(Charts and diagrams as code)
........

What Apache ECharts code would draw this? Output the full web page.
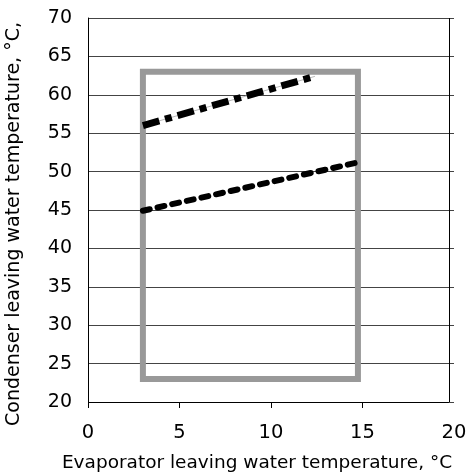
<!DOCTYPE html>
<html>
<head>
<meta charset="utf-8">
<script src="https://cdn.jsdelivr.net/npm/echarts@6/dist/echarts.min.js"></script>
<style>
  html, body { margin: 0; padding: 0; background: #fff; }
  #chart { width: 470px; height: 475px; }
</style>
</head>
<body>
<div id="chart"></div>
<script>
// Operating envelope: evaporator vs condenser leaving water temperature (°C)
const envelopeX = [3, 3, 14.75, 14.75, 3];
const envelopeY = [23, 63, 63, 23, 23];

// Upper limit line (dash-dot)
const upperX = [3, 12.4];
const upperY = [56, 62.4];

// Lower limit line (dotted)
const lowerX = [3, 14.75];
const lowerY = [44.9, 51.2];

// Axis ranges and tick labels
const xTicks = [0, 5, 10, 15, 20];
const yTicks = [20, 25, 30, 35, 40, 45, 50, 55, 60, 65, 70];
const xTickMarks = [0, 5, 10, 15];

// Plot frame (right and bottom border)
const frameRight = 19.72;

const xTitle = 'Evaporator leaving water temperature, °C';
const yTitle = 'Condenser leaving water temperature, °C,';

const pairs = (xs, ys) => xs.map((x, i) => [x, ys[i]]);

const chart = echarts.init(document.getElementById('chart'), null, { renderer: 'canvas' });

const labelFont = '"DejaVu Sans", Verdana, sans-serif';

chart.setOption({
  animation: false,
  backgroundColor: '#ffffff',
  grid: {
    left: 88, right: 16, top: 18, bottom: 73,
    containLabel: false,
    outerBoundsMode: 'none'
  },
  xAxis: {
    type: 'value',
    min: xTicks[0],
    max: xTicks[xTicks.length - 1],
    interval: 5,
    name: xTitle,
    nameLocation: 'middle',
    nameGap: 52,
    nameTextStyle: {
      fontFamily: labelFont, fontSize: 18.5, color: '#000',
      padding: [0, 28, 0, 0]
    },
    axisLine: { show: false },
    axisTick: {
      show: true, length: 6, inside: false,
      customValues: xTickMarks,
      lineStyle: { color: '#000', width: 1 }
    },
    axisLabel: {
      fontFamily: labelFont, fontSize: 19.5, color: '#000', margin: 21,
      customValues: xTicks
    },
    splitLine: { show: false }
  },
  yAxis: {
    type: 'value',
    min: yTicks[0],
    max: yTicks[yTicks.length - 1],
    interval: 5,
    name: yTitle,
    nameLocation: 'middle',
    nameGap: 64,
    nameTextStyle: {
      fontFamily: labelFont, fontSize: 19, color: '#000',
      padding: [0, 28, 0, 0]
    },
    axisLine: { show: true, lineStyle: { color: '#000', width: 1 } },
    axisTick: { show: false },
    axisLabel: { fontFamily: labelFont, fontSize: 19, color: '#000', margin: 16 },
    splitLine: { show: true, lineStyle: { color: '#444', width: 1 } }
  },
  series: [
    {
      name: 'frame',
      type: 'line',
      data: [],
      silent: true,
      markLine: {
        silent: true,
        symbol: 'none',
        label: { show: false },
        lineStyle: { color: '#000', width: 1, type: 'solid' },
        data: [
          [{ coord: [frameRight, yTicks[0]] }, { coord: [frameRight, yTicks[yTicks.length - 1]] }],
          [{ coord: [xTicks[0], yTicks[0]] }, { coord: [frameRight, yTicks[0]] }]
        ]
      }
    },
    {
      name: 'Envelope',
      type: 'line',
      data: pairs(envelopeX, envelopeY),
      showSymbol: false,
      silent: true,
      lineStyle: { color: '#999999', width: 6, join: 'miter', cap: 'square' }
    },
    {
      name: 'Upper limit guide',
      type: 'line',
      data: pairs(upperX, upperY),
      showSymbol: false,
      silent: true,
      lineStyle: { color: '#bbbbbb', width: 1 }
    },
    {
      name: 'Upper limit',
      type: 'line',
      data: pairs(upperX, upperY),
      showSymbol: false,
      silent: true,
      lineStyle: { color: '#000', width: 7, type: [17, 6, 7, 6], cap: 'butt' }
    },
    {
      name: 'Lower limit',
      type: 'line',
      data: pairs(lowerX, lowerY),
      showSymbol: false,
      silent: true,
      lineStyle: { color: '#000', width: 6, type: [7, 8], cap: 'round' }
    }
  ]
});
</script>
</body>
</html>
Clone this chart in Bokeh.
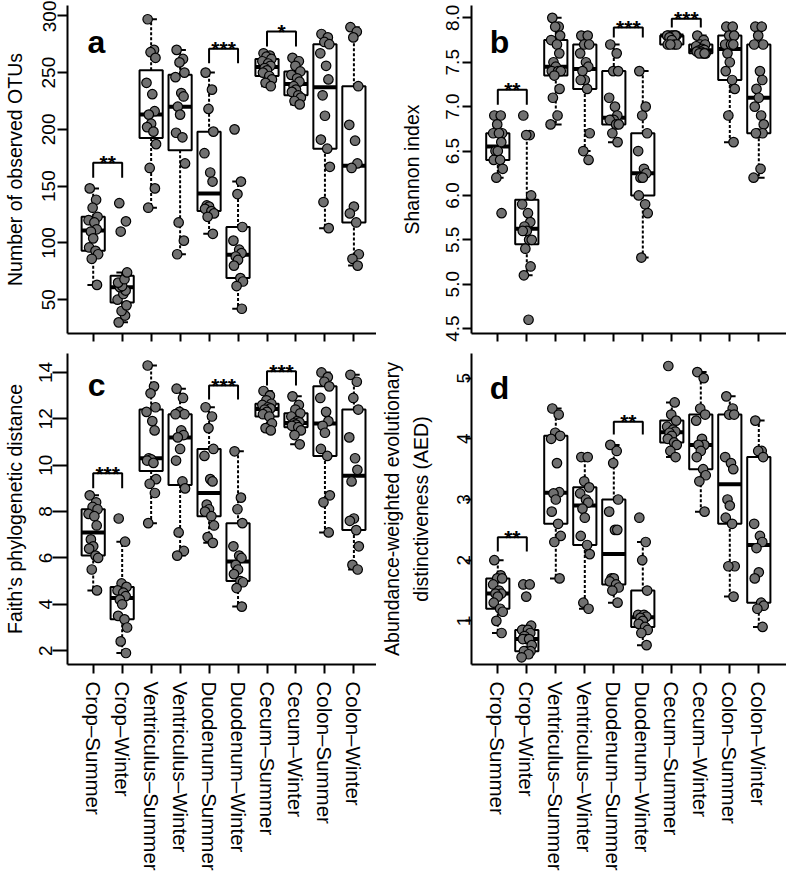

........

> **TO DO**:
Reproduce every line of the material precisely, omitting its pictures.

> **SOLVED PROBLEM**:
What Apache ECharts code would draw this? Output the full web page.
<!DOCTYPE html>
<html>
<head>
<meta charset="utf-8">
<script src="https://cdn.jsdelivr.net/npm/echarts@6/dist/echarts.min.js"></script>
<style>
  html, body { margin: 0; padding: 0; background: #fff; }
  #chart { width: 470px; height: 475px; }
</style>
</head>
<body>
<div id="chart"></div>
<script>
// Operating envelope: evaporator vs condenser leaving water temperature (°C)
const envelopeX = [3, 3, 14.75, 14.75, 3];
const envelopeY = [23, 63, 63, 23, 23];

// Upper limit line (dash-dot)
const upperX = [3, 12.4];
const upperY = [56, 62.4];

// Lower limit line (dotted)
const lowerX = [3, 14.75];
const lowerY = [44.9, 51.2];

// Axis ranges and tick labels
const xTicks = [0, 5, 10, 15, 20];
const yTicks = [20, 25, 30, 35, 40, 45, 50, 55, 60, 65, 70];
const xTickMarks = [0, 5, 10, 15];

// Plot frame (right and bottom border)
const frameRight = 19.72;

const xTitle = 'Evaporator leaving water temperature, °C';
const yTitle = 'Condenser leaving water temperature, °C,';

const pairs = (xs, ys) => xs.map((x, i) => [x, ys[i]]);

const chart = echarts.init(document.getElementById('chart'), null, { renderer: 'canvas' });

const labelFont = '"DejaVu Sans", Verdana, sans-serif';

chart.setOption({
  animation: false,
  backgroundColor: '#ffffff',
  grid: {
    left: 88, right: 16, top: 18, bottom: 73,
    containLabel: false,
    outerBoundsMode: 'none'
  },
  xAxis: {
    type: 'value',
    min: xTicks[0],
    max: xTicks[xTicks.length - 1],
    interval: 5,
    name: xTitle,
    nameLocation: 'middle',
    nameGap: 52,
    nameTextStyle: {
      fontFamily: labelFont, fontSize: 18.5, color: '#000',
      padding: [0, 28, 0, 0]
    },
    axisLine: { show: false },
    axisTick: {
      show: true, length: 6, inside: false,
      customValues: xTickMarks,
      lineStyle: { color: '#000', width: 1 }
    },
    axisLabel: {
      fontFamily: labelFont, fontSize: 19.5, color: '#000', margin: 21,
      customValues: xTicks
    },
    splitLine: { show: false }
  },
  yAxis: {
    type: 'value',
    min: yTicks[0],
    max: yTicks[yTicks.length - 1],
    interval: 5,
    name: yTitle,
    nameLocation: 'middle',
    nameGap: 64,
    nameTextStyle: {
      fontFamily: labelFont, fontSize: 19, color: '#000',
      padding: [0, 28, 0, 0]
    },
    axisLine: { show: true, lineStyle: { color: '#000', width: 1 } },
    axisTick: { show: false },
    axisLabel: { fontFamily: labelFont, fontSize: 19, color: '#000', margin: 16 },
    splitLine: { show: true, lineStyle: { color: '#444', width: 1 } }
  },
  series: [
    {
      name: 'frame',
      type: 'line',
      data: [],
      silent: true,
      markLine: {
        silent: true,
        symbol: 'none',
        label: { show: false },
        lineStyle: { color: '#000', width: 1, type: 'solid' },
        data: [
          [{ coord: [frameRight, yTicks[0]] }, { coord: [frameRight, yTicks[yTicks.length - 1]] }],
          [{ coord: [xTicks[0], yTicks[0]] }, { coord: [frameRight, yTicks[0]] }]
        ]
      }
    },
    {
      name: 'Envelope',
      type: 'line',
      data: pairs(envelopeX, envelopeY),
      showSymbol: false,
      silent: true,
      lineStyle: { color: '#999999', width: 6, join: 'miter', cap: 'square' }
    },
    {
      name: 'Upper limit guide',
      type: 'line',
      data: pairs(upperX, upperY),
      showSymbol: false,
      silent: true,
      lineStyle: { color: '#bbbbbb', width: 1 }
    },
    {
      name: 'Upper limit',
      type: 'line',
      data: pairs(upperX, upperY),
      showSymbol: false,
      silent: true,
      lineStyle: { color: '#000', width: 7, type: [17, 6, 7, 6], cap: 'butt' }
    },
    {
      name: 'Lower limit',
      type: 'line',
      data: pairs(lowerX, lowerY),
      showSymbol: false,
      silent: true,
      lineStyle: { color: '#000', width: 6, type: [7, 8], cap: 'round' }
    }
  ]
});
</script>
</body>
</html>
Clone this chart in Bokeh.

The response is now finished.